I’d also been told that Manila’s Ninoy Aquino airport would be a hotbed of melee and disorganization. Not quite. Let me give you a comparison here:
Arriving in the US and/or the UK means long lines. We’re talking 30+ minutes for the UK and maybe 25 for the US. But its not the lines that’ll get you in Newark. It’s the baggage. Every time I’ve flown into Newark, I’ve waited for my bags for at least 30 minutes. And if I want a cart for the bags, I have to pay a whopping $6. I could buy almost 3 beers for that in Cairo. Stop obstructing my beer consumption, Newark.
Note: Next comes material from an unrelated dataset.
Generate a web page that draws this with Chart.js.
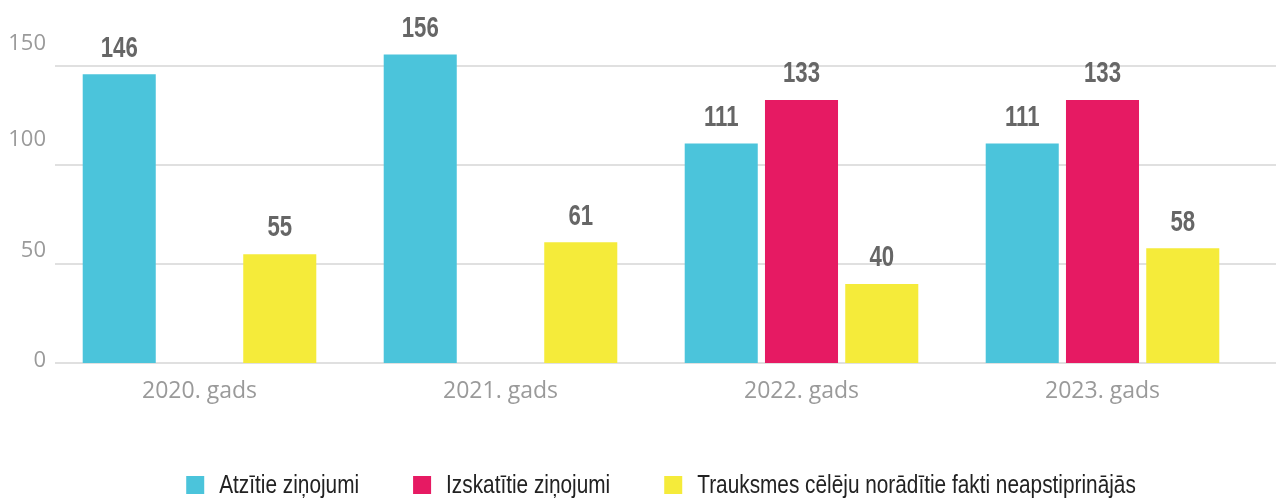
<!DOCTYPE html>
<html>
<head>
<meta charset="utf-8">
<script src="https://cdn.jsdelivr.net/npm/chart.js@4"></script>
<style>
  html, body { margin: 0; padding: 0; background: #fff; }
  #wrap { width: 1276px; height: 498px; position: relative; }
</style>
</head>
<body>
<div id="wrap"><canvas id="reportsChart"></canvas></div>
<script>
const years = ['2020. gads', '2021. gads', '2022. gads', '2023. gads'];
const seriesNames = ['Atzītie ziņojumi', 'Izskatītie ziņojumi', 'Trauksmes cēlēju norādītie fakti neapstiprinājās'];
const acknowledged = [146, 156, 111, 111];
const reviewed = [null, null, 133, 133];
const notConfirmed = [55, 61, 40, 58];
const yTicks = [0, 50, 100, 150];

// y labels in the source sit a little above their gridlines
const labelLift = [2, 13, 25, 23];

// narrow text: draw a normal font squeezed horizontally
function narrowText(c, text, x, y, squeeze) {
    c.save();
    c.translate(x, y);
    c.scale(squeeze, 1);
    c.fillText(text, 0, 0);
    c.restore();
}

const customDraw = {
    id: 'customDraw',
    beforeDatasetsDraw(chart) {
        const c = chart.ctx;
        const y = chart.scales.y;
        c.save();
        c.strokeStyle = '#e0e0e0';
        c.lineWidth = 2;
        yTicks.forEach(v => {
            const py = Math.round(y.getPixelForValue(v));
            c.beginPath();
            c.moveTo(55, py);
            c.lineTo(chart.width, py);
            c.stroke();
        });
        c.fillStyle = '#9a9a9a';
        c.font = '22px "Open Sans"';
        c.textAlign = 'right';
        c.textBaseline = 'middle';
        yTicks.forEach((v, i) => {
            c.fillText(String(v), 46, y.getPixelForValue(v) - labelLift[i]);
        });
        c.restore();
    },
    afterDatasetsDraw(chart) {
        const c = chart.ctx;
        c.save();
        c.fillStyle = '#666666';
        c.font = 'bold 30px "Liberation Sans"';
        c.textAlign = 'center';
        c.textBaseline = 'middle';
        chart.data.datasets.forEach((ds, di) => {
            chart.getDatasetMeta(di).data.forEach((bar, i) => {
                const v = ds.data[i];
                if (v === null || v === undefined) return;
                narrowText(c, String(v), bar.x, bar.y - 26, 0.74);
            });
        });
        c.restore();
    },
    afterDraw(chart) {
        // legend row along the bottom
        const c = chart.ctx;
        const squeeze = 0.8, box = 18, gapText = 15, gapItem = 54;
        c.save();
        c.font = '26px "Liberation Sans"';
        c.textBaseline = 'middle';
        c.textAlign = 'left';
        const items = chart.data.datasets.map(ds => ({
            text: ds.label,
            color: ds.backgroundColor,
            w: c.measureText(ds.label).width * squeeze
        }));
        let total = 0;
        items.forEach((it, i) => { total += box + gapText + it.w + (i ? gapItem : 0); });
        let x = (chart.chartArea.left + chart.chartArea.right) / 2 + 10 - total / 2;
        const cy = 485;
        items.forEach(it => {
            c.fillStyle = it.color;
            c.fillRect(x, cy - box / 2, box, box);
            c.fillStyle = '#222222';
            narrowText(c, it.text, x + box + gapText, cy + 1, squeeze);
            x += box + gapText + it.w + gapItem;
        });
        c.restore();
    }
};

const ctx = document.getElementById('reportsChart').getContext('2d');

const reportsChart = new Chart(ctx, {
    type: 'bar',
    data: {
        labels: years,
        datasets: [{
            label: seriesNames[0],
            data: acknowledged,
            backgroundColor: '#4bc4db'
        }, {
            label: seriesNames[1],
            data: reviewed,
            backgroundColor: '#e61a63'
        }, {
            label: seriesNames[2],
            data: notConfirmed,
            backgroundColor: '#f5eb3a'
        }]
    },
    options: {
        responsive: true,
        maintainAspectRatio: false,
        animation: false,
        categoryPercentage: 0.8,
        barPercentage: 0.91,
        layout: {
            padding: { left: 0, right: 23, top: 7, bottom: 35 }
        },
        plugins: {
            tooltip: { enabled: false },
            legend: { display: false }
        },
        scales: {
            x: {
                grid: { display: false },
                border: { display: false },
                ticks: {
                    color: '#9a9a9a',
                    padding: 7,
                    font: { family: '"Open Sans"', size: 23 }
                },
                afterFit(scale) { scale.height = 100; }
            },
            y: {
                min: 0,
                max: 180,
                grid: { display: false },
                border: { display: false },
                ticks: { display: false },
                afterBuildTicks(scale) {
                    scale.ticks = yTicks.map(v => ({ value: v }));
                },
                afterFit(scale) { scale.width = 49; }
            }
        }
    },
    plugins: [customDraw]
});
</script>
</body>
</html>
With that in mind, note that we were basically whisked through immigration without any hassle. Our pick-up person, a cheerful man named Noli, was waiting for us at the bottom of the escalator, holding a large sign with our names on it. We picked up luggage carts – for free – and walked over to our carousel where my bags, which had come from Newark and flown on three different aircrafts and two different airlines, were already waiting to be claimed. Unreal.
Noli said that this was because Terminal 3 is the most modern and efficient of the airport terminals. Most airlines, he said, promise your bags in 12 minutes – the time it takes you to get from the gate and through immigration. Cairo, I get it, it’s not efficient. But Newark? Get yourself together. You’re shameful
Traffic wasn’t too bad getting to our flats. I’m in a high rise, which is strange for me and nervewracking because I’m afraid of earthquakes, but the view is spectacular. I love wakeful, glittering cityscapes at night, and that’s exactly what I got. This morning, I noticed the American Cemetery from my window.
While I could go on, I’m going to stop abruptly instead and save my first impressions about Manila for another article, because there are too many.
*I’ve been as far as Cambodia/Vietnam. Just not coming from the US.